* Begin Source material *

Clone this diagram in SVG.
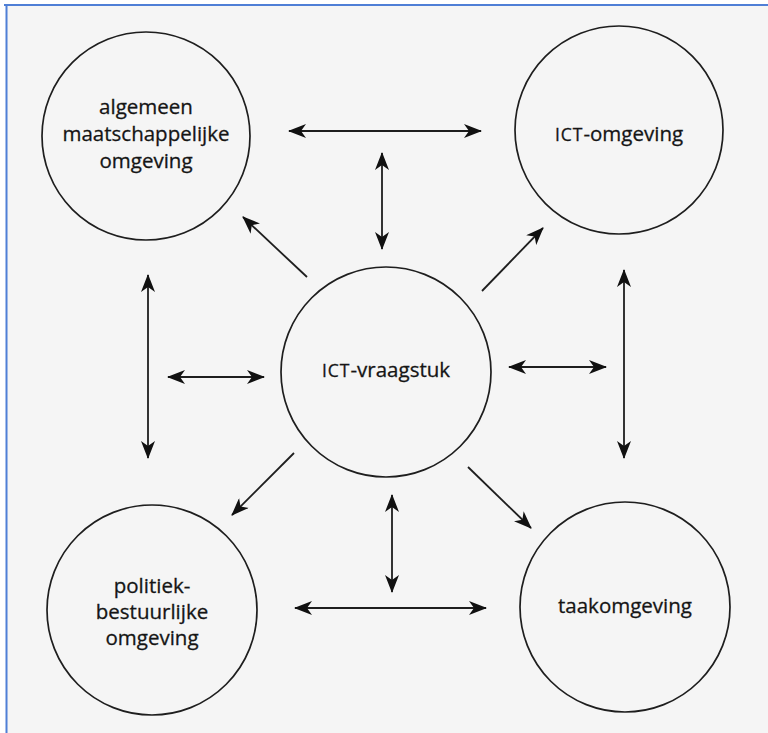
<svg xmlns="http://www.w3.org/2000/svg" width="768" height="733" viewBox="0 0 768 733">
  <style>
    .node circle { fill: none; stroke: #1e1e1e; stroke-width: 1.7; }
    .node text { font-family: "Open Sans", "Noto Sans", "Liberation Sans", sans-serif; font-size: 20.5px; fill: #151515; stroke: #151515; stroke-width: 0.3; text-anchor: middle; }
    .sc { font-size: 17.5px; letter-spacing: 1px; }
    .conn line { stroke: #1e1e1e; stroke-width: 1.8; fill: none; }
    .both { marker-start: url(#ah); marker-end: url(#ah); }
    .one { marker-end: url(#ah); }
  </style>
  <defs>
    <marker id="ah" viewBox="0 0 18 14" refX="17" refY="7" markerWidth="18" markerHeight="14" markerUnits="userSpaceOnUse" orient="auto-start-reverse">
      <path d="M0,0 L18,7 L0,14 L5,7 Z" fill="#111"/>
    </marker>
  </defs>

  <rect x="0" y="0" width="768" height="733" fill="#ffffff"/>
  <rect x="6" y="5" width="762" height="728" fill="#f5f5f5"/>
  <line x1="4" y1="5" x2="768" y2="5" stroke="#4f7fd6" stroke-width="2"/>
  <line x1="6.5" y1="5" x2="6.5" y2="733" stroke="#4f7fd6" stroke-width="2"/>

  <g id="node-algemeen" class="node">
    <circle cx="146" cy="136" r="104"/>
    <text x="146" y="114">algemeen</text>
    <text x="146" y="141">maatschappelijke</text>
    <text x="146" y="168">omgeving</text>
  </g>
  <g id="node-ict-omgeving" class="node">
    <circle cx="619" cy="130" r="104"/>
    <text x="619" y="141"><tspan class="sc">ICT</tspan>-omgeving</text>
  </g>
  <g id="node-ict-vraagstuk" class="node">
    <circle cx="386" cy="372" r="105"/>
    <text x="386" y="377"><tspan class="sc">ICT</tspan>-vraagstuk</text>
  </g>
  <g id="node-politiek" class="node">
    <circle cx="152" cy="610" r="105"/>
    <text x="152" y="593">politiek-</text>
    <text x="152" y="619">bestuurlijke</text>
    <text x="152" y="645">omgeving</text>
  </g>
  <g id="node-taak" class="node">
    <circle cx="625" cy="607" r="105"/>
    <text x="625" y="613">taakomgeving</text>
  </g>

  <g id="connectors" class="conn">
    <line class="both" x1="289" y1="131" x2="481" y2="131"/>
    <line class="both" x1="382" y1="153" x2="382" y2="249"/>
    <line class="one" x1="307" y1="277" x2="243" y2="217"/>
    <line class="one" x1="482" y1="291" x2="543" y2="228"/>
    <line class="both" x1="148" y1="275" x2="148" y2="458"/>
    <line class="both" x1="168" y1="377" x2="264" y2="377"/>
    <line class="both" x1="509" y1="367" x2="606" y2="367"/>
    <line class="both" x1="624" y1="270" x2="624" y2="458"/>
    <line class="one" x1="294" y1="453" x2="232" y2="515"/>
    <line class="one" x1="468" y1="467" x2="531" y2="528"/>
    <line class="both" x1="392" y1="495" x2="392" y2="592"/>
    <line class="both" x1="295" y1="608" x2="486" y2="608"/>
  </g>
</svg>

* End Source material *

(Goal):
Transcribe the whole listing exactly. Pictures stay out of your copy.

(The output):
Clone this diagram in SVG.
<svg xmlns="http://www.w3.org/2000/svg" width="768" height="733" viewBox="0 0 768 733">
  <style>
    .node circle { fill: none; stroke: #1e1e1e; stroke-width: 1.7; }
    .node text { font-family: "Open Sans", "Noto Sans", "Liberation Sans", sans-serif; font-size: 20.5px; fill: #151515; stroke: #151515; stroke-width: 0.3; text-anchor: middle; }
    .sc { font-size: 17.5px; letter-spacing: 1px; }
    .conn line { stroke: #1e1e1e; stroke-width: 1.8; fill: none; }
    .both { marker-start: url(#ah); marker-end: url(#ah); }
    .one { marker-end: url(#ah); }
  </style>
  <defs>
    <marker id="ah" viewBox="0 0 18 14" refX="17" refY="7" markerWidth="18" markerHeight="14" markerUnits="userSpaceOnUse" orient="auto-start-reverse">
      <path d="M0,0 L18,7 L0,14 L5,7 Z" fill="#111"/>
    </marker>
  </defs>

  <rect x="0" y="0" width="768" height="733" fill="#ffffff"/>
  <rect x="6" y="5" width="762" height="728" fill="#f5f5f5"/>
  <line x1="4" y1="5" x2="768" y2="5" stroke="#4f7fd6" stroke-width="2"/>
  <line x1="6.5" y1="5" x2="6.5" y2="733" stroke="#4f7fd6" stroke-width="2"/>

  <g id="node-algemeen" class="node">
    <circle cx="146" cy="136" r="104"/>
    <text x="146" y="114">algemeen</text>
    <text x="146" y="141">maatschappelijke</text>
    <text x="146" y="168">omgeving</text>
  </g>
  <g id="node-ict-omgeving" class="node">
    <circle cx="619" cy="130" r="104"/>
    <text x="619" y="141"><tspan class="sc">ICT</tspan>-omgeving</text>
  </g>
  <g id="node-ict-vraagstuk" class="node">
    <circle cx="386" cy="372" r="105"/>
    <text x="386" y="377"><tspan class="sc">ICT</tspan>-vraagstuk</text>
  </g>
  <g id="node-politiek" class="node">
    <circle cx="152" cy="610" r="105"/>
    <text x="152" y="593">politiek-</text>
    <text x="152" y="619">bestuurlijke</text>
    <text x="152" y="645">omgeving</text>
  </g>
  <g id="node-taak" class="node">
    <circle cx="625" cy="607" r="105"/>
    <text x="625" y="613">taakomgeving</text>
  </g>

  <g id="connectors" class="conn">
    <line class="both" x1="289" y1="131" x2="481" y2="131"/>
    <line class="both" x1="382" y1="153" x2="382" y2="249"/>
    <line class="one" x1="307" y1="277" x2="243" y2="217"/>
    <line class="one" x1="482" y1="291" x2="543" y2="228"/>
    <line class="both" x1="148" y1="275" x2="148" y2="458"/>
    <line class="both" x1="168" y1="377" x2="264" y2="377"/>
    <line class="both" x1="509" y1="367" x2="606" y2="367"/>
    <line class="both" x1="624" y1="270" x2="624" y2="458"/>
    <line class="one" x1="294" y1="453" x2="232" y2="515"/>
    <line class="one" x1="468" y1="467" x2="531" y2="528"/>
    <line class="both" x1="392" y1="495" x2="392" y2="592"/>
    <line class="both" x1="295" y1="608" x2="486" y2="608"/>
  </g>
</svg>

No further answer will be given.